Conclusions
For the EM-Loader project, we developed a new workflow and sample user interface which helps researchers maintain their publications list web page and then send it in batch mode to a repository by pressing a 'Deposit' button.
EM-Loader : click to deposit all your publications
This workflow addresses two of the main problems afflicting existing institutional repository deposit systems: researcher motivation and ease of use. The motivation issue is critical - researchers are just not that motivated to populate their local repository, but they do usually care about their public web page and getting more citations. Starting with a tool which helps a researcher maintain their own web page listing publications integrates the deposit process into their normal activities in a way that filling out forms on a library web site does not.
The usability aspect is extremely important too; where possible we import metadata in batch mode from existing sources (pubmed, endnote, web of knowledge, bibtex etc) rather than entering it by hand into a form. Attaching full text is then a matter of finding the appropriate PDF and uploading; no manual form filling is needed.
The workflow brings the effort required to send all publications to a repository to just a few clicks. However, it does still require researchers to choose to press the 'Deposit' button to populate the repository with their latest publications.
The future: zero click deposit
The need for the researcher to press the Deposit button each time they add publications could be removed by switching away from a model where researcher PUSH their items to the repository (via SWORD) to one where the repository does an automatic periodic PULL from the user's publications list. The system could work as follows:
1. Researcher maintains a publications list web page as at present.
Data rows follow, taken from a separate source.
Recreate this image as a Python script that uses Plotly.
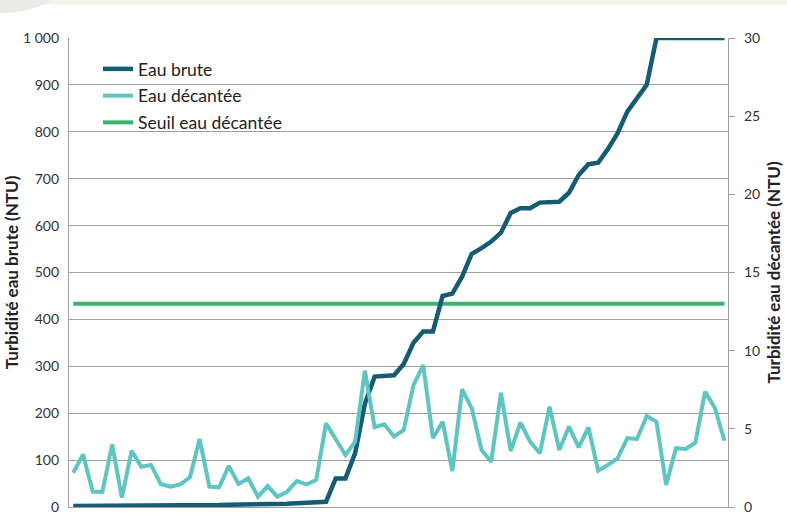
import plotly.graph_objects as go

# ---- data ----
jours = list(range(1, 69))

eau_brute = [2, 2, 2, 2, 2, 2, 3, 3, 3, 3,
             3, 3, 4, 4, 4, 4, 5, 5, 5, 6,
             6, 7, 7, 8, 9, 10, 11, 61, 61, 115,
             220, 278, 280, 281, 305, 350, 374, 374, 450, 455,
             491, 540, 552, 566, 585, 627, 637, 637, 649, 649,
             651, 670, 708, 731, 734, 763, 797, 843, 873, 900,
             1000, 1000, 1000, 1000, 1000, 1000, 1000, 1000]

eau_decantee = [2.19, 3.37, 0.98, 0.98, 4.01, 0.60, 3.60, 2.58, 2.69, 1.47,
                1.30, 1.45, 1.90, 4.35, 1.30, 1.26, 2.62, 1.47, 1.84, 0.66,
                1.34, 0.66, 0.98, 1.66, 1.45, 1.73, 5.35, 4.29, 3.33, 4.18,
                8.72, 5.10, 5.29, 4.50, 4.93, 7.80, 9.08, 4.40, 5.46, 2.30,
                7.53, 6.31, 3.65, 2.90, 7.31, 3.58, 5.39, 4.18, 3.44, 6.42,
                3.65, 5.14, 3.82, 5.10, 2.32, 2.69, 3.11, 4.40, 4.35, 5.82,
                5.46, 1.41, 3.76, 3.71, 4.11, 7.38, 6.35, 4.24]

seuil = [13] * len(jours)

left_ticks = [0, 100, 200, 300, 400, 500, 600, 700, 800, 900, 1000]
right_ticks = [0, 5, 10, 15, 20, 25, 30]

C_BRUTE = "#155b73"
C_DEC = "#5ec5c3"
C_SEUIL = "#38b46f"
GRID = "#a0a0a0"
FONT = "Lato"

fig = go.Figure()

fig.add_trace(go.Scatter(x=jours, y=eau_brute, mode="lines", name="Eau brute",
                         yaxis="y2", legendgroup="a", legendrank=1,
                         line=dict(color=C_BRUTE, width=4.5)))
fig.add_trace(go.Scatter(x=jours, y=eau_decantee, mode="lines", name="Eau décantée",
                         yaxis="y3", legendgroup="b", legendrank=2,
                         line=dict(color=C_DEC, width=4)))
fig.add_trace(go.Scatter(x=jours, y=seuil, mode="lines", name="Seuil eau décantée",
                         yaxis="y", legendgroup="c", legendrank=3,
                         line=dict(color=C_SEUIL, width=4)))

W, H = 787, 532
L, R, T, B = 69, 59, 38, 25
pw, ph = W - L - R, H - T - B

def px(x):
    return (x - L) / pw

def py(y):
    return (H - B - y) / ph

shapes = [
    dict(type="rect", xref="paper", yref="paper", x0=px(0), x1=px(W), y0=py(4.5), y1=py(0),
         fillcolor="#f4f4f0", line=dict(width=0), layer="below"),
    dict(type="circle", xref="paper", yref="paper", x0=px(5 - 88), x1=px(5 + 88),
         y0=py(-75 + 88), y1=py(-75 - 88),
         fillcolor="#ebebe6", line=dict(width=0), layer="below"),
]

fig.update_layout(
    width=W, height=H,
    margin=dict(l=L, r=R, t=T, b=B, autoexpand=False),
    paper_bgcolor="white", plot_bgcolor="white",
    separators=", ",
    font=dict(family=FONT, size=14, color="#333333"),
    shapes=shapes,
    showlegend=True,
    legend=dict(x=px(98), y=py(51), xanchor="left", yanchor="top",
                bgcolor="rgba(0,0,0,0)", font=dict(size=17.5, color="#222222"),
                tracegroupgap=1, itemwidth=30, traceorder="grouped"),
    xaxis=dict(range=[0.56, 68.36], showgrid=False, zeroline=False, showticklabels=False,
               ticks="", showline=True, linecolor=GRID, linewidth=1.2, mirror=False),
    yaxis=dict(range=[0, 30], side="right", tickvals=right_ticks, showgrid=False,
               zeroline=False, showline=True, linecolor=GRID, linewidth=1.2,
               ticks="outside", ticklen=6, tickcolor=GRID, ticklabelstandoff=6,
               title=dict(text="<b>Turbidité eau décantée (NTU)</b>", font=dict(size=17, color="#222222"),
                          standoff=8)),
    yaxis2=dict(range=[0, 1000], side="left", overlaying="y", tickvals=left_ticks,
                separatethousands=True, showgrid=True, gridcolor=GRID, gridwidth=1.2,
                zeroline=False, showline=True, linecolor=GRID, linewidth=1.2,
                ticks="", ticklabelstandoff=6,
                title=dict(text="<b>Turbidité eau brute (NTU)</b>", font=dict(size=17, color="#222222"),
                           standoff=0)),
    yaxis3=dict(range=[0, 30], overlaying="y", visible=False, showgrid=False),
)

fig.write_html("out.html", config={"displayModeBar": False},
               post_script="document.body.style.margin='0';")
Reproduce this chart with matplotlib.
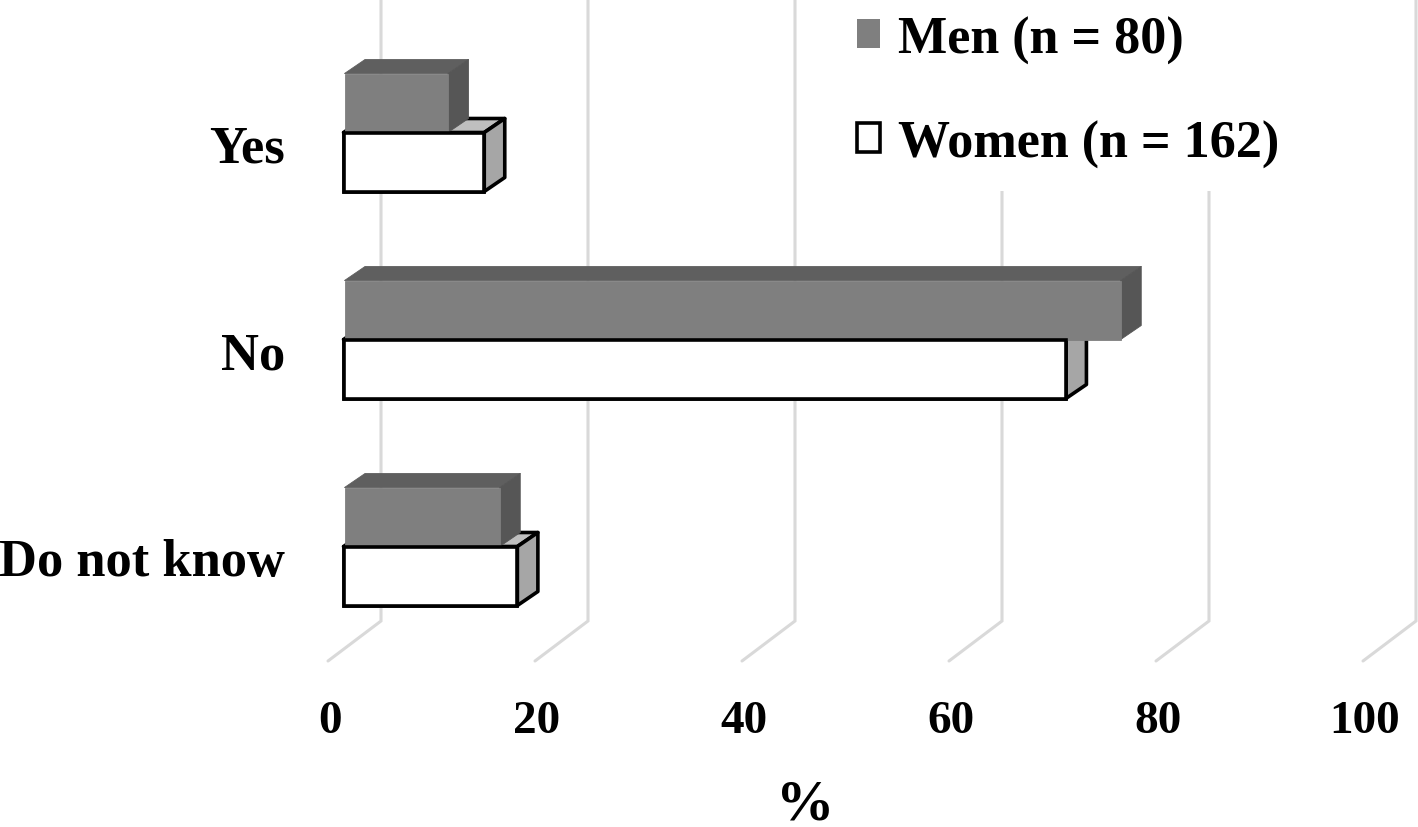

When publicationslist.org makes the HTML version, it also generates two Atom feed XML files; one which contains the metadata in HTML (for news readers), and one which contains the same information in JSON-Bibtex, essential for importing the metadata into other tools. Researchers could have a choice of providers of publications list management services - all each would have to do is maintain an Atom feed with structured bibliographic data and links to full text, a much simpler task than coding a SWORD client.2. Researcher tells repository the URL of their publications list
This could be done by pasting a link to the atom feed, or using an API call similar to the 'create repository account' module we wrote for EM-Loader. The same process could notify the publications list tool which repositories are reading the feed too, so the entries in publicationslist could be updated with links to repository copies.3. Repository polls the Atom feed periodically, and fetches any new items
This would require a new repository module which runs as a regular cron task - which could poll the registered atom feeds for new items, create new entries
Advantages of the proposed scheme include:
-
Removes the need for researchers to do anything to deposit
Simply maintaining their publications list web page would be enough to ensure publications are available in the repository too. 'Opt out' checkboxes could be added to individual publications if they should not go in a repository for some reason, but the default 'do nothing' option for researchers could be to deposit everything. -
Much simpler for publications list providers to suppport
A push model like SWORD requires a number of additional user interface components for depositing. A pull model based on Atom simply requires making an XML file available on the web, making it more likely that researchers would get a choice of providers of publications list web pages. People who currently maintain their own HTML web page by hand would also be able to use the system, as generating an Atom XML file is not much harder than coding HTML. -
Much easier to send to multiple repositories
Researchers move between different universities during their career; some repositories only accept research which was done while working at that institution. With a PUSH model like SWORD the researcher has to choose which publications to send to which repositories, making the deposit process more complex. With a PULL model they could simply register their publications list feed with all relevant repositories, and maybe also specify the date ranges they were working where.
Extending EM-Loader to support a PULL model as an alternative to PUSH via SWORD would be a natural follow-on for the project; it would require some investigation and user trials to see which flags / features were needed to integrate with various institutional repository policies, but it offers the potential to make repository deposit require even less effort than the EM-Loader prototype.